We would therefore urge Indonesia to conduct an open and honest debate to review its 1976 Narcotics Act. Parliament should examine the evidence and separate the real potential harms of drug use from the perceived harms that engender irrational fear and stigmatizing policies. Accept the reality of drugs, focus on the potential harms, understand that there are many modes of use, different substances, and myriad personal situations that lead someone to consume drugs. Focus on prevention to limit first use and dependence, prioritize law enforcement towards large-scale trafficking and gangs, but certainly consider alternatives to punishment for drug use, for possession for personal use, and for low-level actors in the trade.
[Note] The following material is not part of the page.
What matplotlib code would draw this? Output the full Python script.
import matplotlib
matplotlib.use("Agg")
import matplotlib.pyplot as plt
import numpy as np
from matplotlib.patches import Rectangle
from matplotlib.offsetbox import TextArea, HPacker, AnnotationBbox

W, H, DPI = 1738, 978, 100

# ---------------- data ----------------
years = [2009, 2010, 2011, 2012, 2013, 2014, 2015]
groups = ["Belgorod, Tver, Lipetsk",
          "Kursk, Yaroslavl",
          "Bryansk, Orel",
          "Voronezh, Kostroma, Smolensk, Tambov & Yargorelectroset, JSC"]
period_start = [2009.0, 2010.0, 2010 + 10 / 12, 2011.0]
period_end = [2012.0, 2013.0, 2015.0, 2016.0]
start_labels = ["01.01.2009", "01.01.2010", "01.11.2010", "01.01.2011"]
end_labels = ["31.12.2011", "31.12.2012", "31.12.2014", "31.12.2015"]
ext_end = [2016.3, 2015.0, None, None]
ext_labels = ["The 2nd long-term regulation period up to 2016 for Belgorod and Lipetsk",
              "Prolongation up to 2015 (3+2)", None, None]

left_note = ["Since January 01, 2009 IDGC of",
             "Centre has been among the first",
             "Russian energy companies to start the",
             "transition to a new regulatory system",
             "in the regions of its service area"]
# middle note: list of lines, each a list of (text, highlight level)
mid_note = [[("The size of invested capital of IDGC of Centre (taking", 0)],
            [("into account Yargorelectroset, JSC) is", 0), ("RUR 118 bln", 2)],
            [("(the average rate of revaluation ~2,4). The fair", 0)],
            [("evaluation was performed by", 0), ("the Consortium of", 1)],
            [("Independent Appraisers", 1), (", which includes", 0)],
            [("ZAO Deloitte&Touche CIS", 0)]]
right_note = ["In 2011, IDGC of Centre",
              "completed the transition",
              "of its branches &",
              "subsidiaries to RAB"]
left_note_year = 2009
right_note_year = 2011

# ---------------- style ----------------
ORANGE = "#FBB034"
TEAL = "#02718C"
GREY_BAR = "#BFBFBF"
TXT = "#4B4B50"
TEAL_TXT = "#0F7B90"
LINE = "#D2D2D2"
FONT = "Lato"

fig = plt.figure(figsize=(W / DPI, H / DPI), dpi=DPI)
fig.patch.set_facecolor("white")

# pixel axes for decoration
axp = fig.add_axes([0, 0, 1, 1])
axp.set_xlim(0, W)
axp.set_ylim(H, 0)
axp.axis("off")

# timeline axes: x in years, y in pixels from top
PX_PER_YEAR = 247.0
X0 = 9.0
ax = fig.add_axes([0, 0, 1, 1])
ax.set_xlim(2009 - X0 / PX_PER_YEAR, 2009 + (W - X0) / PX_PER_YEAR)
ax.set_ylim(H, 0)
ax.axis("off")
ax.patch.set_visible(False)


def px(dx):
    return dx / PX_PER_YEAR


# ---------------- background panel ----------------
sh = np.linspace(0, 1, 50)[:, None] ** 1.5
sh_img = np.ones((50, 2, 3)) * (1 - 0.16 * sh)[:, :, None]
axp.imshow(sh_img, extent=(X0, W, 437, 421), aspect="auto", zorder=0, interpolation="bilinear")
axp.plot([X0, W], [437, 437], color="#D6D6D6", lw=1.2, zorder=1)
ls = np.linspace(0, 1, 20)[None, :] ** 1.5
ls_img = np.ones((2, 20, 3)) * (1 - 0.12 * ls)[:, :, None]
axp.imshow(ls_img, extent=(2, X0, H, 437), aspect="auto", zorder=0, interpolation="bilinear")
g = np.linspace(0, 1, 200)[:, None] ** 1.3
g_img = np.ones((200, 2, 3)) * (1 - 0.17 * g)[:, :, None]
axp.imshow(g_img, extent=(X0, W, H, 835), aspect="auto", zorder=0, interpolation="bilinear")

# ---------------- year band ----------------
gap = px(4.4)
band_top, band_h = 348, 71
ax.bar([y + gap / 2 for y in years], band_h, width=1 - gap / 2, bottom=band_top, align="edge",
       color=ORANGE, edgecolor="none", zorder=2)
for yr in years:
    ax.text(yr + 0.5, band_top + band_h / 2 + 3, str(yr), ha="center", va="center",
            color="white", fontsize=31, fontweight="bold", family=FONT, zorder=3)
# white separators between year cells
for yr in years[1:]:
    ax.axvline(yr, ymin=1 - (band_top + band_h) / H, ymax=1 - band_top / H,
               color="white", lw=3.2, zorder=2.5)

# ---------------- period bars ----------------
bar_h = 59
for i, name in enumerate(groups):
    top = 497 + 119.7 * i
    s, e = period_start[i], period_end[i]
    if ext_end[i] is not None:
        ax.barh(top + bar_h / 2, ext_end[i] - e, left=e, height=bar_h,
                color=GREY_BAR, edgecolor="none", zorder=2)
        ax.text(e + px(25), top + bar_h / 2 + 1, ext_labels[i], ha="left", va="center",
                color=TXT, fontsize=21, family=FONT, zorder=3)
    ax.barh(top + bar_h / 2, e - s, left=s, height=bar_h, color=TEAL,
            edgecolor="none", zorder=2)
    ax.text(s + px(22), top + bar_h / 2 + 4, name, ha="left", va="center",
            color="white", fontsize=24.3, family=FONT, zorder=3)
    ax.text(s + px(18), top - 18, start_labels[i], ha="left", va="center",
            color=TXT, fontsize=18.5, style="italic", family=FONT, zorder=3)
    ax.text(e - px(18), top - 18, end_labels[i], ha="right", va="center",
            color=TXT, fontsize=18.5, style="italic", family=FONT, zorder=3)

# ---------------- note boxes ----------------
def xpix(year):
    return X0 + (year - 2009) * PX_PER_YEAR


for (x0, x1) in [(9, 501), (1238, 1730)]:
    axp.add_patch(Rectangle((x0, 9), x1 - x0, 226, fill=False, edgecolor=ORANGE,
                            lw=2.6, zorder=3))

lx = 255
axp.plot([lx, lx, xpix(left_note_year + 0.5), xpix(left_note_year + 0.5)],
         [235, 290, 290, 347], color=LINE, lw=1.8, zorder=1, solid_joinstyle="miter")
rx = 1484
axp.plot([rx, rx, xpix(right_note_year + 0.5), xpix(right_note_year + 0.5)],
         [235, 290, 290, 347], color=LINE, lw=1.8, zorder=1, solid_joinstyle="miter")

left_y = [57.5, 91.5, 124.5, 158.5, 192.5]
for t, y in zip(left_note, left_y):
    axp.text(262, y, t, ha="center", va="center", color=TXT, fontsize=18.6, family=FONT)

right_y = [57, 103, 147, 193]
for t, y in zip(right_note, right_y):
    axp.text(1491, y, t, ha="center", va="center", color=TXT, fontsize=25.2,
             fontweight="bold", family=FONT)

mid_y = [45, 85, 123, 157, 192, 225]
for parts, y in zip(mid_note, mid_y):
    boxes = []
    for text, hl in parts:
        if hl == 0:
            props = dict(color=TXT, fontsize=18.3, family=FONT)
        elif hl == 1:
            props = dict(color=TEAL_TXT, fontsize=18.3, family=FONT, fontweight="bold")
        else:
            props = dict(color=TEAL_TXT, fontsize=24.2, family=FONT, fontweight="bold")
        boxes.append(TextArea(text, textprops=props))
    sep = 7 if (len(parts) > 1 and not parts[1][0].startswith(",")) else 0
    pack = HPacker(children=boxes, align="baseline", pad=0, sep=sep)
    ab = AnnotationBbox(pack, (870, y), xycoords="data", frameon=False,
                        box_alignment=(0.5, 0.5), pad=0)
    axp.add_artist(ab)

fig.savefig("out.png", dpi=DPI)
Indeed, as Indonesia lays the groundwork for its sustainable development agenda and experiments with innovative policies in other areas, it should consider launching – in at least one province – a pilot project where health services can deliver harm reduction services and treatment centers on a voluntary basis, where social and educational services can try more evidence-based prevention (primary and secondary) measures, and where law-enforcement agents can de facto retract from criminalizing drug use and possession. Such a policy pilot must be strictly monitored and evaluated by multidisciplinary scientists to provide evidence for drug policies that are more efficient, more humane, and more aligned with the sustainable development goals. Only through such a serious process can Indonesia provide the rest of Asia and the world with evidence on what works and what does not. Most importantly, it can then own its response and adapt it for better outcomes for its citizens.